* **Written task**: Show each line that has the string "with" in it.

----

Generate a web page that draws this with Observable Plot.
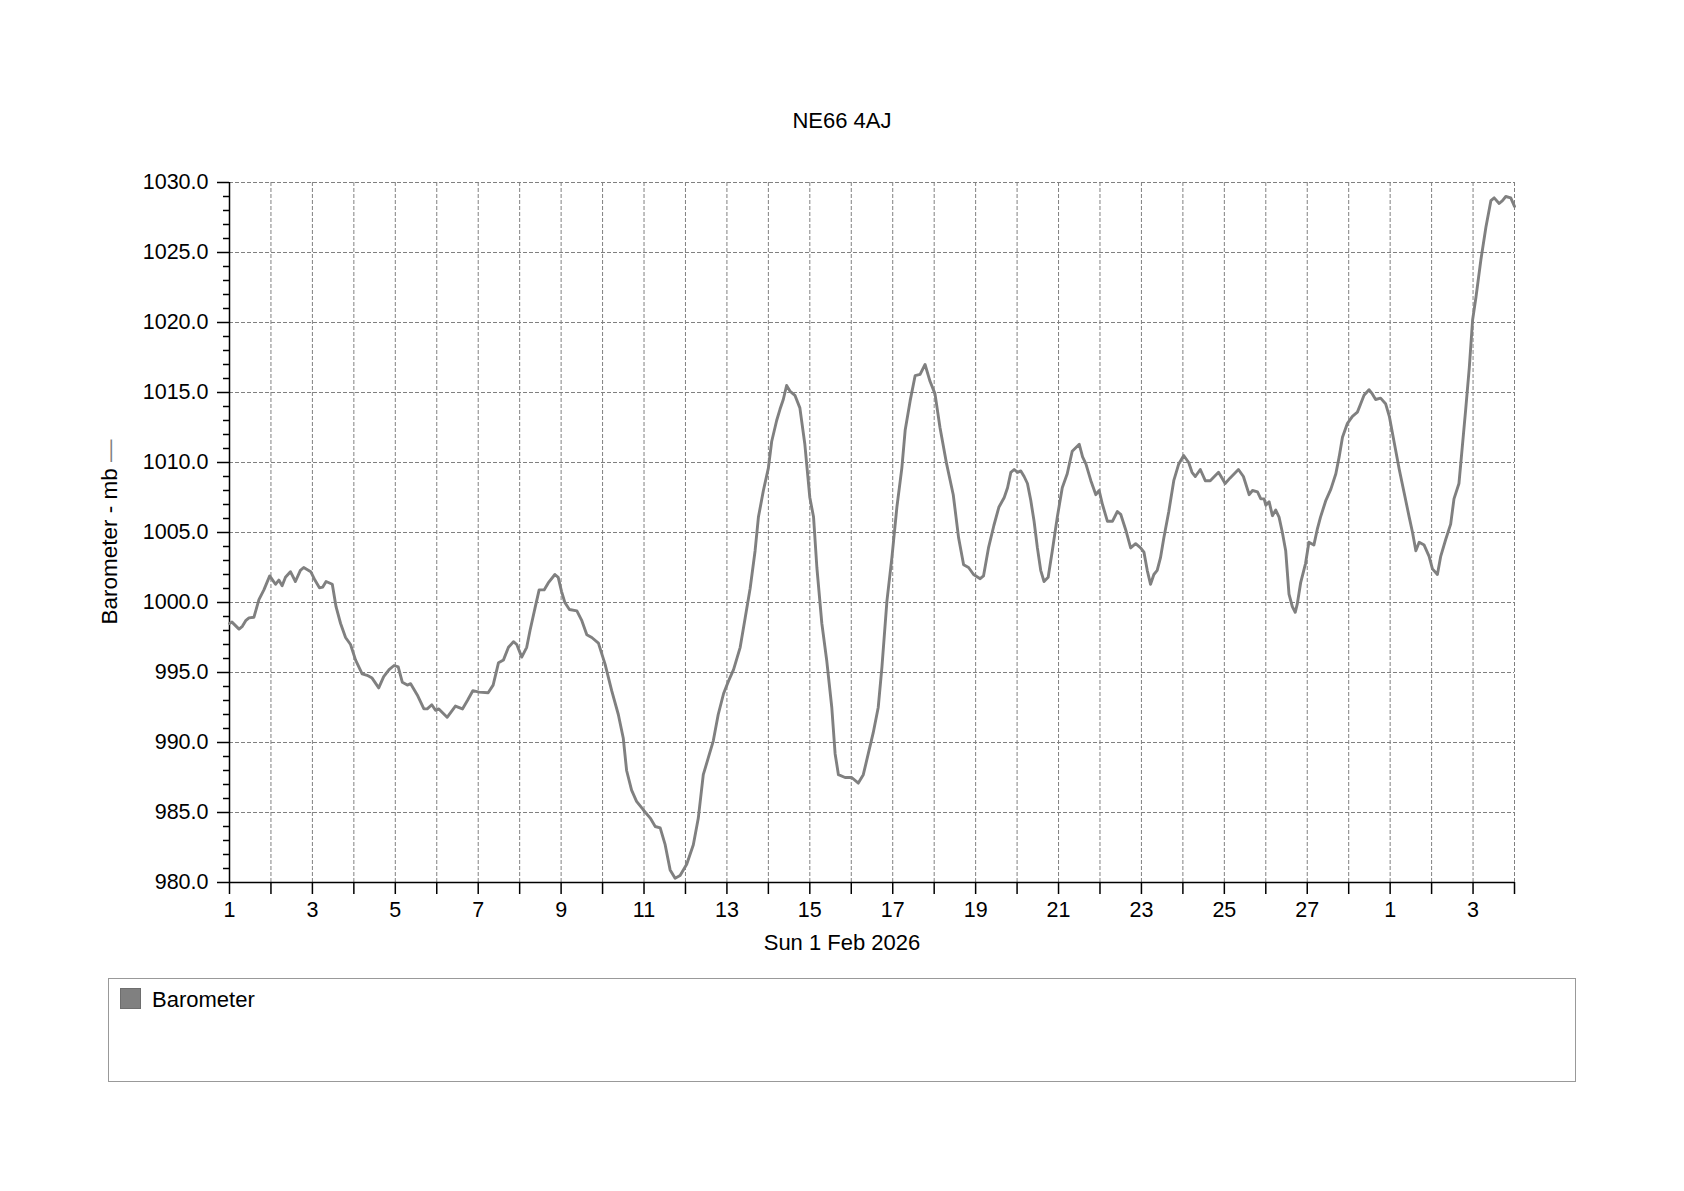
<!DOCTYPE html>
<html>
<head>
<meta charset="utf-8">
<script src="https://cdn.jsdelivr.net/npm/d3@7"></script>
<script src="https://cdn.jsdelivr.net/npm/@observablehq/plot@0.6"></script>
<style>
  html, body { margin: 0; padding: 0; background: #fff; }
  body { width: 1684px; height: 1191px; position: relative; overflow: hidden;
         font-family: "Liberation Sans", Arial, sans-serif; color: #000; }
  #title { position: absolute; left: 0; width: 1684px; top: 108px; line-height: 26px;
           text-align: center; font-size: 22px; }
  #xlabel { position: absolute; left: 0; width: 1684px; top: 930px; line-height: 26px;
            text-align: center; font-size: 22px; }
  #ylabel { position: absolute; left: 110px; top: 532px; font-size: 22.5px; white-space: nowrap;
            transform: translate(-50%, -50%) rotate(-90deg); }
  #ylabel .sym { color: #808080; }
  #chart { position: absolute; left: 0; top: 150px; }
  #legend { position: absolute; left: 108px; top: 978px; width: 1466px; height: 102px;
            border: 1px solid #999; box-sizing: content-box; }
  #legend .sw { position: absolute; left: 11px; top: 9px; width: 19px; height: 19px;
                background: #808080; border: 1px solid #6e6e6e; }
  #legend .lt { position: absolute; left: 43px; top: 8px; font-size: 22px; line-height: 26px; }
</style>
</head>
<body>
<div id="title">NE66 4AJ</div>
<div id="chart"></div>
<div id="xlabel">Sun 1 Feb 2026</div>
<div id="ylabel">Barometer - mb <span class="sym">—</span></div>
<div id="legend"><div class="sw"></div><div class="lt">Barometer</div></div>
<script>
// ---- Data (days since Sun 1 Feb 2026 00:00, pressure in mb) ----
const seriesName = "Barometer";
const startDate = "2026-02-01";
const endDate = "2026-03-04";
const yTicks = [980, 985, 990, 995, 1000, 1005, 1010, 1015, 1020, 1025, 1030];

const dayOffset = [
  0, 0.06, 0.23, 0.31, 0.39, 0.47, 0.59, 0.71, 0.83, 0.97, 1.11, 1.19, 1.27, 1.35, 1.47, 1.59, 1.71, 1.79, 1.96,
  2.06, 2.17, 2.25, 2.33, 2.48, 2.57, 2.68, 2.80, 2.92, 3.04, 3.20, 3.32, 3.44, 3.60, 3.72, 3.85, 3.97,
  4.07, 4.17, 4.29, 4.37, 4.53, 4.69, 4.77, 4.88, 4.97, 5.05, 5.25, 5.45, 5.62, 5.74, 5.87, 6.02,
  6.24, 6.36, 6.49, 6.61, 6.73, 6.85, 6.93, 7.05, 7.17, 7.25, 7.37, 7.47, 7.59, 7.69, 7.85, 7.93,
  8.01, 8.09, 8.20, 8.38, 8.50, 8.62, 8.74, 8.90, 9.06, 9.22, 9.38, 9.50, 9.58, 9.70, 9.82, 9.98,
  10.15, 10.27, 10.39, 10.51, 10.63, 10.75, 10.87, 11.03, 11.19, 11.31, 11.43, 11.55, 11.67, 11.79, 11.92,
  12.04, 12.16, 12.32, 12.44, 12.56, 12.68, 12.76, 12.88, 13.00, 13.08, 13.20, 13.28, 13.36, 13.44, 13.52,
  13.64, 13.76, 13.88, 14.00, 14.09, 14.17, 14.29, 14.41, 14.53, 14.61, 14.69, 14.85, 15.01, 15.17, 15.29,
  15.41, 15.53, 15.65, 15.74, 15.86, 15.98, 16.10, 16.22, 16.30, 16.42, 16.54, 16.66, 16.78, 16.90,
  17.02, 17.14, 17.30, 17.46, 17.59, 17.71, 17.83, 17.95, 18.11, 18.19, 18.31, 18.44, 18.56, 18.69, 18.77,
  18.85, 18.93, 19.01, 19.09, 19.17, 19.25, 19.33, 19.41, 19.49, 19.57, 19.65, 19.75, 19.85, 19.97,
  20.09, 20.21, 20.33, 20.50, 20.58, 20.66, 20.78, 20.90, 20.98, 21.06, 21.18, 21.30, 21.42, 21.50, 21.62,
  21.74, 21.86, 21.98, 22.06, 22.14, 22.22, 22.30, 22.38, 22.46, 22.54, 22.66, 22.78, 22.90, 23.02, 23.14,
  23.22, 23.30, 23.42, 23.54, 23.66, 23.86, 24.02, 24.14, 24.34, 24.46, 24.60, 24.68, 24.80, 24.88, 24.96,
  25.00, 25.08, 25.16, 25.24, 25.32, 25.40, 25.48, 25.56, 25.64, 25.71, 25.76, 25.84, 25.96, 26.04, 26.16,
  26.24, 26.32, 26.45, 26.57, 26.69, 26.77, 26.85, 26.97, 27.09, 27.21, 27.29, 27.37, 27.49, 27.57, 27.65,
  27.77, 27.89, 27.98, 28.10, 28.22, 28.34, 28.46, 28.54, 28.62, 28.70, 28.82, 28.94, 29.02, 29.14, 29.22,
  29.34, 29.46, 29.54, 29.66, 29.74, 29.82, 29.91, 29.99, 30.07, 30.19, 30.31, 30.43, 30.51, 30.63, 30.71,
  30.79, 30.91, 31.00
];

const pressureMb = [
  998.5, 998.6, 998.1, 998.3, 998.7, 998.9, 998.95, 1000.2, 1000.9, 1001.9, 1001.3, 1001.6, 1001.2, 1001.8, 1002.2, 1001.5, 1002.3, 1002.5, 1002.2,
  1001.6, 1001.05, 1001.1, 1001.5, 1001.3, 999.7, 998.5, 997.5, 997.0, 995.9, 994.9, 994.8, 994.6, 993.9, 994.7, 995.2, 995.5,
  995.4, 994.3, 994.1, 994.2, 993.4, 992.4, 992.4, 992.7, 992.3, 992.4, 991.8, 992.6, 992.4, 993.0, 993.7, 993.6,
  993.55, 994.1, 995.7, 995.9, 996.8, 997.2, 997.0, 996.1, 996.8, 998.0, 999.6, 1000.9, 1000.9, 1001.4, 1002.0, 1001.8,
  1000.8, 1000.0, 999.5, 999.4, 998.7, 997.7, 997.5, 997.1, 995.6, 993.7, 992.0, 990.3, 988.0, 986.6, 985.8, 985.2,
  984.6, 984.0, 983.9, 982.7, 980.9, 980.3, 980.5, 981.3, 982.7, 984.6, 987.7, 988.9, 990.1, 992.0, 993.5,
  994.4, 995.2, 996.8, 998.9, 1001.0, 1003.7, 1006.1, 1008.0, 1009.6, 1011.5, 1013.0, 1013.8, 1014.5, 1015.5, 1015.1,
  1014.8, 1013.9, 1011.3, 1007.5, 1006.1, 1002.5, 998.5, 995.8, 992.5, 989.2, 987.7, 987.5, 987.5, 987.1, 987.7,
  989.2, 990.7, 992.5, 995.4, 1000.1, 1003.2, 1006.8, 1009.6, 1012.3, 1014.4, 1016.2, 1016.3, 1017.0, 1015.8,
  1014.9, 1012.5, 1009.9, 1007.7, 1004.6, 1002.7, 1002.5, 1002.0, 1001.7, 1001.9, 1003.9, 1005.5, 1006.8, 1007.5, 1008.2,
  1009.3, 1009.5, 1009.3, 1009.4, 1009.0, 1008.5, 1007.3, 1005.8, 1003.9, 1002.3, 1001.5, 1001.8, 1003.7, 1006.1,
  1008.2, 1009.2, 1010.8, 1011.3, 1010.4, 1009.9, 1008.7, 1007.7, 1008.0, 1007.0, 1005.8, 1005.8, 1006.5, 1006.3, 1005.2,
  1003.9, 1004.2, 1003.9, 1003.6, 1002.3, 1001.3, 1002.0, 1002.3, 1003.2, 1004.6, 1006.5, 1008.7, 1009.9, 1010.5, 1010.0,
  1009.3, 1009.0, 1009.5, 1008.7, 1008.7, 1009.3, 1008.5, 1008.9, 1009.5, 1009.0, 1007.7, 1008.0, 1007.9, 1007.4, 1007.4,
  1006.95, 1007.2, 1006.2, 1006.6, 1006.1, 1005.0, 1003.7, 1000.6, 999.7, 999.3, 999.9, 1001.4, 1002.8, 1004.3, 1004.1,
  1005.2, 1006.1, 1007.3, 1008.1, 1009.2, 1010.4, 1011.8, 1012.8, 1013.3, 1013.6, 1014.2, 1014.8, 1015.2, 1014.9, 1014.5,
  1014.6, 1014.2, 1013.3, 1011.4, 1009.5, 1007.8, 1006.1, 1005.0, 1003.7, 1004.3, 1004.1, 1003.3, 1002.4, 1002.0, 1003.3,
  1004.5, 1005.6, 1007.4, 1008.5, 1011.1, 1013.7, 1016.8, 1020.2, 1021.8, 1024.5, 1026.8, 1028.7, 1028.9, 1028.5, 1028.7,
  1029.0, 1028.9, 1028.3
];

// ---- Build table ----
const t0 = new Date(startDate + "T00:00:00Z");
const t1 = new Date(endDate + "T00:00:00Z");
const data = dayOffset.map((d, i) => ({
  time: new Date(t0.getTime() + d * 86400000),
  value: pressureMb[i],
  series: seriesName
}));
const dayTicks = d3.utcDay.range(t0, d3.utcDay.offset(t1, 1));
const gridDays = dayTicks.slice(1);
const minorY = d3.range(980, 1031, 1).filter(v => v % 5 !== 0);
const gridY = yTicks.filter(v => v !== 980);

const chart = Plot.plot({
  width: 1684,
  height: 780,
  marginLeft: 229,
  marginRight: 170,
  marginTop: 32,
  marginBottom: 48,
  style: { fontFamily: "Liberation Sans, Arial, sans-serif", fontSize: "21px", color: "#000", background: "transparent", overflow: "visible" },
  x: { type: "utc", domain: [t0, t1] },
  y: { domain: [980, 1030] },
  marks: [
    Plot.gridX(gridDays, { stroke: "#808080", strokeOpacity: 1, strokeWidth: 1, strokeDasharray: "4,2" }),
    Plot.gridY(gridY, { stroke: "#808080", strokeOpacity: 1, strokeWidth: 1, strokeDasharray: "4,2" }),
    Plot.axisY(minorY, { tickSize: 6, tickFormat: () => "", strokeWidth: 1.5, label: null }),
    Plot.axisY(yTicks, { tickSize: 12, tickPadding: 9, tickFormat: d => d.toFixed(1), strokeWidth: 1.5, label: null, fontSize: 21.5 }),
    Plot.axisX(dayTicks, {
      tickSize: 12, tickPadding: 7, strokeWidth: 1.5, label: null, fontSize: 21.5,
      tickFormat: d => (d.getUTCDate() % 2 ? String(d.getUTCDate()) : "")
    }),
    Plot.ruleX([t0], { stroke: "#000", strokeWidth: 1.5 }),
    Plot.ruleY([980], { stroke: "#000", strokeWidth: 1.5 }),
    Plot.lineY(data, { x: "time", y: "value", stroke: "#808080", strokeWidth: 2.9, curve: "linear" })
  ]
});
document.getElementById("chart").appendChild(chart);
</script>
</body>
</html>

----

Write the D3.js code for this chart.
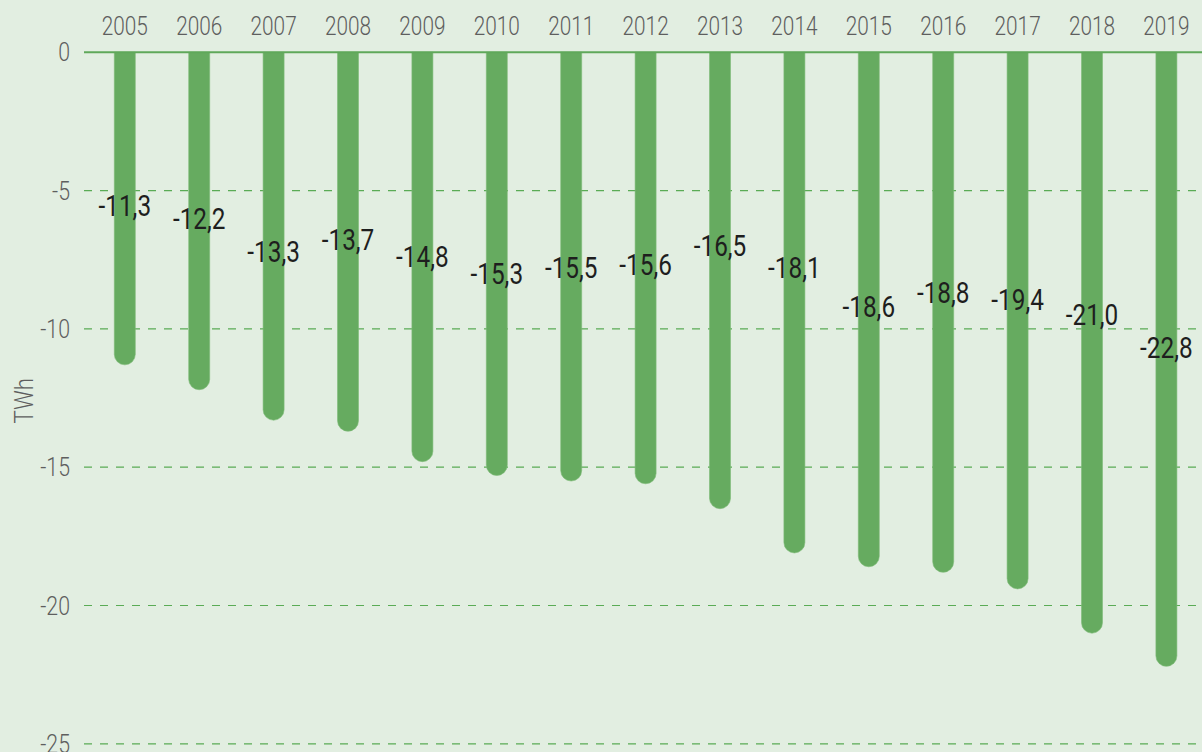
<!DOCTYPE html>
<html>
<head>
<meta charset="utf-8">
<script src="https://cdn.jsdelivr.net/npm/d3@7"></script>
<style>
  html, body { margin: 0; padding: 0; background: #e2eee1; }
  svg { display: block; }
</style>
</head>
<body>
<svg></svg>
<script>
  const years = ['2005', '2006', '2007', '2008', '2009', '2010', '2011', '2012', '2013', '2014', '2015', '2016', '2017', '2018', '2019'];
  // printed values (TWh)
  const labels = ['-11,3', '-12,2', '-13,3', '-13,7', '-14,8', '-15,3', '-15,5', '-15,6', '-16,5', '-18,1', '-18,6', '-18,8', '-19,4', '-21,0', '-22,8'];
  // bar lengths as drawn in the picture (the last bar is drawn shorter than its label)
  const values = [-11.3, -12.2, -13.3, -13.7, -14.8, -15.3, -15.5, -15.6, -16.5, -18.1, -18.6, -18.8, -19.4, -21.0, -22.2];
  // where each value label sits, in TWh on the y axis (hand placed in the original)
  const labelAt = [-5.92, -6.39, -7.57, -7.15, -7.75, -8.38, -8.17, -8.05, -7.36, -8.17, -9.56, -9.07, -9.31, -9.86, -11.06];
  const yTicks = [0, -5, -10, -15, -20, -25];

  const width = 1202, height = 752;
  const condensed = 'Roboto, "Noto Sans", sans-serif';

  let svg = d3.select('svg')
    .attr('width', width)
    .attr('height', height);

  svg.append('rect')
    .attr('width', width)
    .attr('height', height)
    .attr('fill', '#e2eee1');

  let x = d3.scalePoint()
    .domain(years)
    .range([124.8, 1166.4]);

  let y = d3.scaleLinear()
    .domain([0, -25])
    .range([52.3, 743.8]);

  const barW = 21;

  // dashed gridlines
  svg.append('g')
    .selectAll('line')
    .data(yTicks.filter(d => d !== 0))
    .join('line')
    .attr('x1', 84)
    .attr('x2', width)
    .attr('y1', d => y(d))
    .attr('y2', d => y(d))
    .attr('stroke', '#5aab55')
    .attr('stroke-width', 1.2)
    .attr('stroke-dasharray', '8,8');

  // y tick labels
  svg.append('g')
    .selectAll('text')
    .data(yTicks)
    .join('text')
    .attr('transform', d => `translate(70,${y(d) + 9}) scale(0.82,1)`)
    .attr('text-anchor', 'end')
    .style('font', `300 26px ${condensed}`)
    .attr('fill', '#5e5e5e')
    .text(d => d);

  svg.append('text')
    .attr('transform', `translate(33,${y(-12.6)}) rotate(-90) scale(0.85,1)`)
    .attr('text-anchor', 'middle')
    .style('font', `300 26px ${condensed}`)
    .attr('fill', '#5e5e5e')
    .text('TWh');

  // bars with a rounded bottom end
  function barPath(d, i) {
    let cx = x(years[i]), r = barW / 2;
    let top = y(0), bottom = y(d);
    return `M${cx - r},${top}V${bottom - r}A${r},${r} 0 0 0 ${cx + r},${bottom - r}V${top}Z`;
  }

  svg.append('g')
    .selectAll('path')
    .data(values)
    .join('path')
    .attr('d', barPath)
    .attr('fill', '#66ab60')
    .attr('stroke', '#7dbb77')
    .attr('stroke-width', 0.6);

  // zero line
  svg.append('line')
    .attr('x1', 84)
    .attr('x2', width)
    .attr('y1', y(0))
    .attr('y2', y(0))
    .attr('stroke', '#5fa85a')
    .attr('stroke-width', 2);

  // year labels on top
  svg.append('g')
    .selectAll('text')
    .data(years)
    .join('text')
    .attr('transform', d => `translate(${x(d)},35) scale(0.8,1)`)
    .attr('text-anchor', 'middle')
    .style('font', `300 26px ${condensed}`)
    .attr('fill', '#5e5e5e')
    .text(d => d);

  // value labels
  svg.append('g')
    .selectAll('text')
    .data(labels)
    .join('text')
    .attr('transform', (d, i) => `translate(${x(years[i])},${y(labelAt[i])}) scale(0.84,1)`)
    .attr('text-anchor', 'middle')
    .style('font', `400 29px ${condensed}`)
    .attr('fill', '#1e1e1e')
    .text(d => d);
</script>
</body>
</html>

----

* **Correct answer**:
Generate a web page that draws this with Observable Plot.
  // bars with a rounded bottom end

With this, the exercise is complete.